All plans for Lorenzo Theater eventually fell through and ultimately, it remains closed and abandoned. The once lively art deco building now sits dilapidated.

Maha Sanad

The Lorenzo Theater Foundation (LTF) is a non-profit founded in 1999 that catalyzed the initiative to “Save the Lorenzo.” Their main goal was to raise enough money to purchase and restore the theater to its previous glory.

“We really want people to know this isn’t just some brick sitting here taking up space,” said Diane Rinella with LTF.

After nearly two years of negotiations and eventually reaching an agreement, LTF was given a period of 14 months to raise $300,000 in 2007. Failing to reach that goal, The Lorenzo Theater remained a property of Alameda County after it was officially acquired in 2006.

On June 5, 2020, the Alameda County Fire Department responded to reports of a fire at the Lorenzo Theater. The fire crew was able to extinguish the fire within a few hours with a majority of the damage being to the roof.

While the historic black light murals remained intact for the most part, the roof of the theater was completely destroyed and the overall damage was extensive.

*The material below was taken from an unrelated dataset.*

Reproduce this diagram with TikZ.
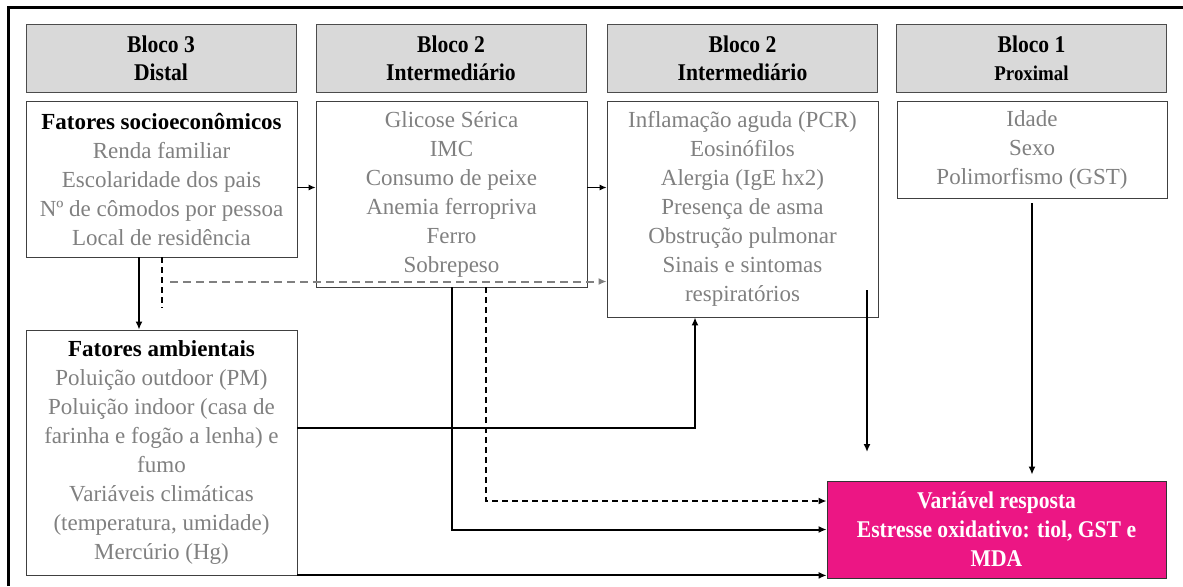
\documentclass[tikz,border=0pt]{standalone}
\usepackage{fontspec}
\setmainfont{Liberation Serif}
\newfontfamily\hdfont{Liberation Serif}[FakeStretch=0.9]
\usetikzlibrary{arrows.meta}
\definecolor{txtgray}{RGB}{128,128,128}
\definecolor{boxgray}{RGB}{217,217,217}
\definecolor{respmag}{RGB}{236,22,132}
\begin{document}
\begin{tikzpicture}[x=1pt,y=1pt]
    \tikzstyle{every node}+=[inner sep=0pt]
    \tikzstyle{hd}=[draw=black!70, fill=boxgray, minimum width=135pt, minimum height=34pt, align=center, font=\hdfont\bfseries\fontsize{12}{14}\selectfont]
    \tikzstyle{bx}=[draw=black!75, minimum width=135.5pt, align=center, text=txtgray, font=\fontsize{11.5}{14.5}\selectfont]
    \tikzstyle{arr}=[-{Latex[length=4pt,width=3.5pt]}, line width=1pt]
    \tikzstyle{thinarr}=[-{Latex[length=3.5pt,width=3pt]}, line width=0.6pt]
    \tikzstyle{dsh}=[line width=1pt, dash pattern=on 3pt off 2pt]
    \tikzstyle{gdsh}=[line width=1pt, txtgray, dash pattern=on 4pt off 2.5pt]
    \useasboundingbox (0,0) rectangle (591.5,-293);
    \draw [line width=1.5pt] (4,-293) -- (4,-3.5) -- (591.5,-3.5);
    \node [hd] (b3) at (80.5,-29) {Bloco 3\\Distal};
    \node [hd] (b2a) at (225.5,-29) {Bloco 2\\Intermediário};
    \node [hd] (b2b) at (371.25,-29) {Bloco 2\\Intermediário};
    \node [hd] (b1) at (515.75,-29) {Bloco 1\\{\fontsize{10.5}{14}\selectfont Proximal}};
    \node [bx, minimum height=78pt] (socio) at (80.75,-89.5) {{\bfseries\color{black}Fatores socioeconômicos}\\Renda familiar\\Escolaridade dos pais\\Nº de cômodos por pessoa\\Local de residência};
    \node [bx, minimum height=93pt] (glic) at (225.75,-97) {Glicose Sérica\\IMC\\Consumo de peixe\\Anemia ferropriva\\Ferro\\Sobrepeso};
    \node [bx, minimum height=108pt] (infl) at (371.25,-104.5) {Inflamação aguda (PCR)\\Eosinófilos\\Alergia (IgE hx2)\\Presença de asma\\Obstrução pulmonar\\Sinais e sintomas\\respiratórios};
    \node [bx, minimum width=135pt, minimum height=48.5pt] (idade) at (516,-74.75) {Idade\\Sexo\\Polimorfismo (GST)};
    \node [bx, minimum height=122.5pt] (amb) at (80.75,-226.25) {{\bfseries\color{black}Fatores ambientais}\\Poluição outdoor (PM)\\Poluição indoor (casa de\\farinha e fogão a lenha) e\\fumo\\Variáveis climáticas\\(temperatura, umidade)\\Mercúrio (Hg)};
    \node [draw=black!80, fill=respmag, text=white, minimum width=169.5pt, minimum height=48.5pt, align=center, font=\hdfont\bfseries\fontsize{12}{14.5}\selectfont] (resp) at (498.25,-264.75) {Variável resposta\\Estresse oxidativo: tiol, GST e\\MDA};
    \coordinate (rowA) at (0,-93.75);
    \coordinate (rowB) at (0,-213.85);
    \coordinate (dEnd) at (80.75,-154);
    \coordinate (gStart) at (85,-140.75);
    \coordinate (iEnd) at (433.5,-226);
    \coordinate (idEnd) at (idade.south |- resp.north);
    \draw [thinarr] (socio.east |- rowA) -- (glic.west |- rowA);
    \draw [thinarr] (glic.east |- rowA) -- (infl.west |- rowA);
    \draw [arr] ([xshift=-11.25pt]socio.south) -- ([xshift=-11.25pt]amb.north);
    \draw [dsh] (socio.south) -- (dEnd);
    \draw [gdsh, -{Latex[length=4pt,width=3.5pt]}] (gStart) -- (infl.west |- gStart);
    \draw [arr] (amb.east |- rowB) -| ([xshift=-23.75pt]infl.south);
    \draw [arr] (glic.south) |- (resp.west);
    \draw [dsh, -{Latex[length=4pt,width=3.5pt]}] ([xshift=17.25pt]glic.south) |- ([yshift=14.25pt]resp.west);
    \draw [arr] (amb.south east) -- (resp.west |- amb.south east);
    \draw [arr] ([xshift=62.25pt,yshift=13.5pt]infl.south) -- (iEnd);
    \draw [arr] ([yshift=-2.5pt]idade.south) -- ([yshift=3pt]idEnd);
\end{tikzpicture}
\end{document}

The building is currently under rehabilitation for damage related to the fire. After restoring the major fire damages is done, Alameda County will be selling Lorenzo Theater to a private developer.

“After we are done with our work related to the fire, a private developer will then take it and develop it as a live music venue and a restaurant,” said Jaimie Orfanos, a Manager in Alameda County’s Economic and Civic Development Department.

With the Lorenzo Theater currently being under restoration, Orfanos shared that the plan is to be done with restoring major fire damage by the end of 2022. Another level of fire-related work will be completed by the end of 2023 with the intent to turn the building over to the developers in 2024.

The Lorenzo Theater became a California Historic Resource in 2001 along with being one of the winners of the 1986 Art Deco Society Preservation Awards. On September 12, 2002, the Lorenzo Theater became the first Historic Preservation District in Alameda County by being designated as a Historic Preservation (HP) District by the Alameda County Board of Supervisors.

The future of The Lorenzo Theater is precarious but it remains a treasured part of San Lorenzo’s cultural history, a fact that local residents refuse to forget.